For how much longer will the PPP/C and its mandarins such as Home Affairs Minister Rohee unveil plan after plan without success and without any repercussions for failure. Indeed, why is President Ramotar’s 15-point spread even necessary after the overweening old year’s day presentation on security reform by Minister Rohee in 2012?

How much longer must the public have to endure failed initiatives, master plans, the recommendations of the Disciplined Services Commission and non-functioning schemes such as the surveillance cameras network? These may have sounded like serious plans but without any intention to undertake fundamental security reforms they rise only to the level of gimmickry.

The fact remains that PPP/C governments over the last 23 years have obstinately set themselves against a broad enquiry into the police force for fear that control over the force would be lost. This intransigence is what has fuelled the eruptions of violent, unanswerable and unsolved crimes over the last 23 years. Each such failure accretes onto the one beneath creating an impregnable wall of resistance to change.

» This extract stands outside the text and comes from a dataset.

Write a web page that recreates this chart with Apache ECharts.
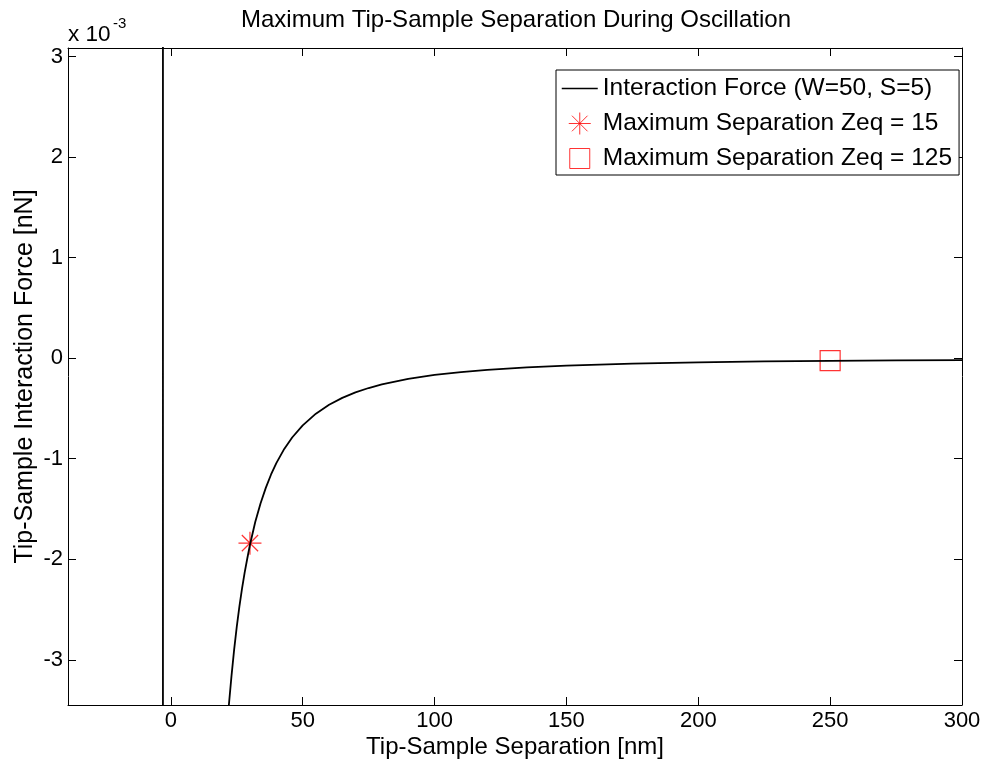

What President Ramotar should have sought inspiration from was the courageous effort by the government of fellow Caricom country, St Lucia to probe the wrongs that afflicted its police force, not dissimilar to the accusations levelled against our force over the last two decades.

Following an unprecedented crime wave in St Lucia between 2008-2010, then Prime Minister Stephenson King launched `Operation Restore Confidence’. This campaign saw allegations of extra-judicial killings and other transgressions by the police. Under international pressure and the application of the Leahy Law by the United States, St Lucia under Prime Minister Kenny Anthony moved on August 30 2014 for a comprehensive investigation of the killings over the two-year period. Through the Caricom Implementation Agency for Crime and Security (IMPACS) it secured a team of investigators from the Jamaican Constabulary Force.

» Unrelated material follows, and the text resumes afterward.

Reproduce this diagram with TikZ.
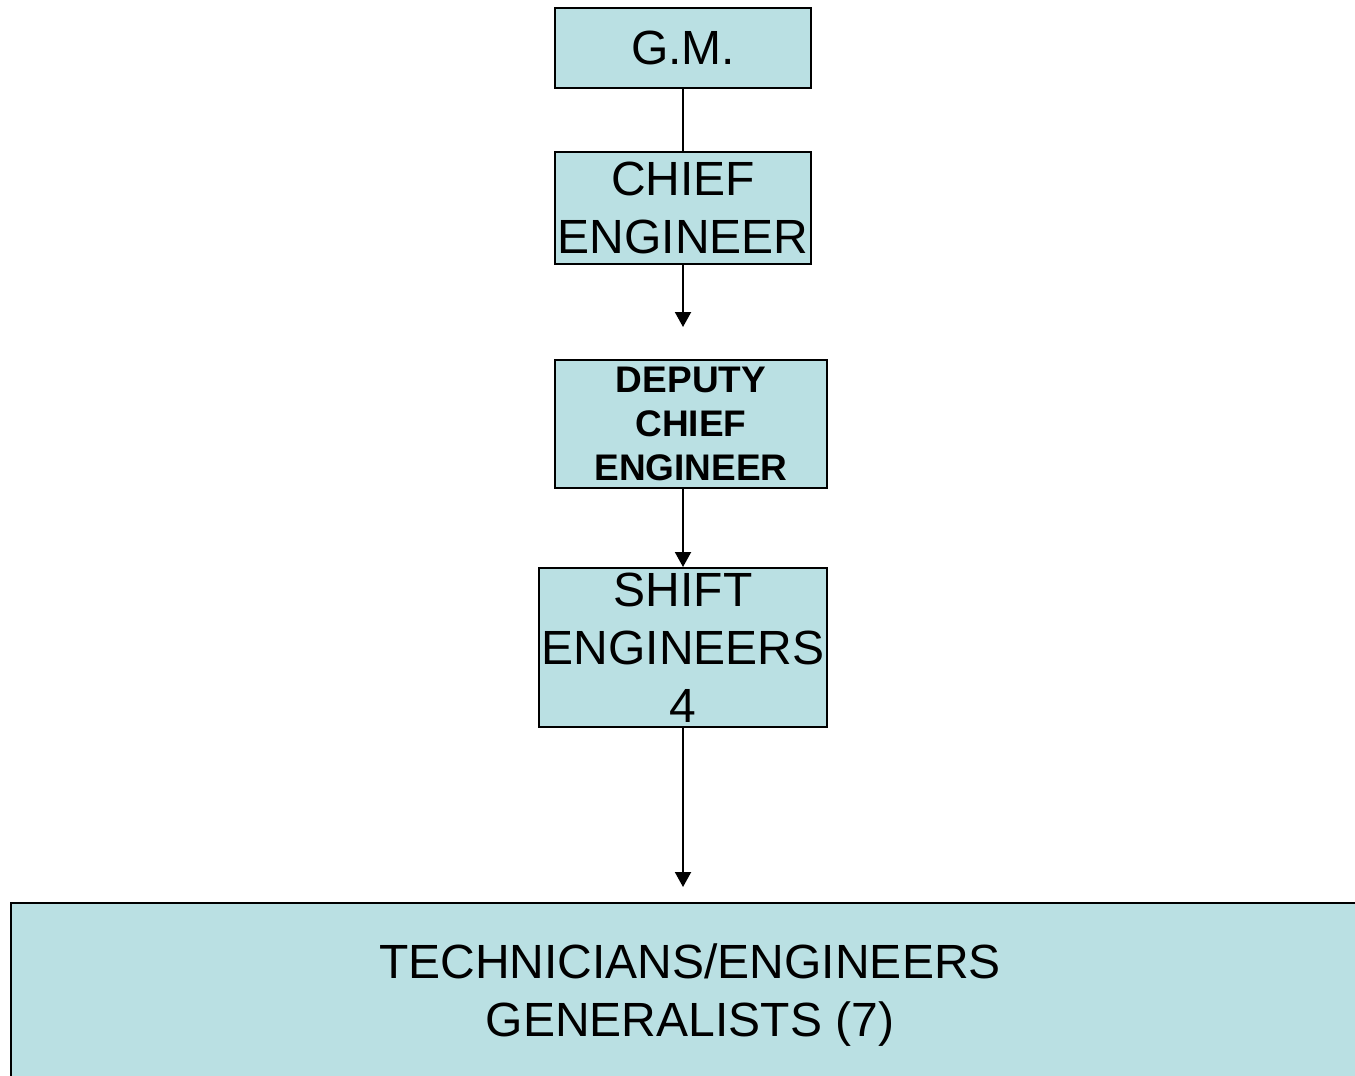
\documentclass[tikz,border=0pt]{standalone}
\usepackage{fontspec}
\setmainfont{Liberation Sans}
\usetikzlibrary{arrows.meta}
\definecolor{boxfill}{RGB}{186,224,227}
\tikzset{
  orgbox/.style={draw=black, line width=2pt, fill=boxfill, inner sep=0pt,
    align=center, font=\fontsize{48}{58}\selectfont},
  boldbox/.style={orgbox, font=\fontsize{37}{44}\selectfont\bfseries},
  link/.style={line width=2pt, draw=black},
  linkarrow/.style={link, -{Triangle[width=16pt,length=15pt]}}
}
\begin{document}
\begin{tikzpicture}[x=1pt, y=-1pt]
  \useasboundingbox (0,0) rectangle (1355,1076);
  \clip (0,0) rectangle (1355,1076);

  % organisation levels
  \node[orgbox, minimum width=256pt, minimum height=80pt] (gm) at (683,48) {G.M.};
  \node[orgbox, minimum width=256pt, minimum height=112pt] (chief) at (683,208) {CHIEF\\ENGINEER};
  \node[boldbox, minimum width=272pt, minimum height=128pt] (deputy) at (691,424) {DEPUTY\\CHIEF\\ENGINEER};
  \node[orgbox, minimum width=288pt, minimum height=159pt] (shift) at (683,647.5) {SHIFT\\ENGINEERS\\4};
  \node[orgbox, minimum width=1358pt, minimum height=184pt] (staff) at (690,995) {TECHNICIANS/ENGINEERS\\GENERALISTS (7)};

  % free arrow ends
  \coordinate (a1) at (683,327);
  \coordinate (a2) at (683,887);

  % reporting lines
  \draw[link] (gm.south) -- (chief.north);
  \draw[linkarrow] (chief.south) -- (a1);
  \draw[linkarrow] (deputy.south -| chief.south) -- (shift.north);
  \draw[linkarrow] (shift.south) -- (a2);
\end{tikzpicture}
\end{document}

The shocking findings of the investigative team mirrored many of the accusations that have been levelled against the local police force in the last 23 years but which have not been tested at all.

In a broadcast to the nation last week, PM Anthony, said that the report confirmed that “the blacklist or death lists” referenced by the media, human rights organizations, victim’s families and citizens during 2008-10 did exist.

More shockingly, the investigators reported that “all the shootings reviewed were ‘Fake Encounters’ staged by the Police to cloak their actions.”

Further, the weapons supposedly found on the scene of the alleged “extra judicial killings” were from sources other than the victims. The investigators determined that the weapons were “planted on the scene of the shootings.”

The investigators also stated that “a number of shootings were done by police officers and are listed on the murder statistics as being done by unknown assailants”.

The report also suggested that “the crime problem in Saint Lucia is facilitated by corrupt politicians/government officials, business persons and police officers.”

The investigators also reported that some senior officers did not co-operate with them and that the main server of the computers used by some members of the High Command of the Police Force was deliberately tampered with. According to PM Anthony, in two cases, the operating systems of the computers were changed to put the supposed incidents beyond “the timeline of [the] investigation” or probe.

The investigators also reported that what occurred during the period under review “was an environment of impunity and permissiveness designed to achieve the desired results. Willful blindness existed in respect of the Commissioner of Police and particular members of his leadership and management team.”

This was severely damning but on the positive side radiated a determination on the part of St Lucia to right the wrongs of that period.

Here in Georgetown, there has been no semblance of an investigation of the force like the one conducted by St Lucia. President Ramotar and his government are quite content to whitewash abject failure under a mishmash of plans and strategies which have not improved the ability of the police force or its standing in the eyes of the public. The most obvious manifestation of this is its patent inability to solve serious crimes. The trail in the Crum-Ewing murder has already gone cold and there is little hope that the police can find and charge the killers. Yet, in a deeply polarized society like this one, answers from the police are vitally needed to help dispel the easy resort to speculation and conspiracy theories. Unfortunately, the police force under the PPP/C is unable to rise to the occasion.

Whichever government is in place after May 11th will have to again seriously address the pressing need for root and branch reform of the police force and how to regain public trust. President Ramotar’s 15-point plan is definitely not the answer. Public safety needs more than platitudes.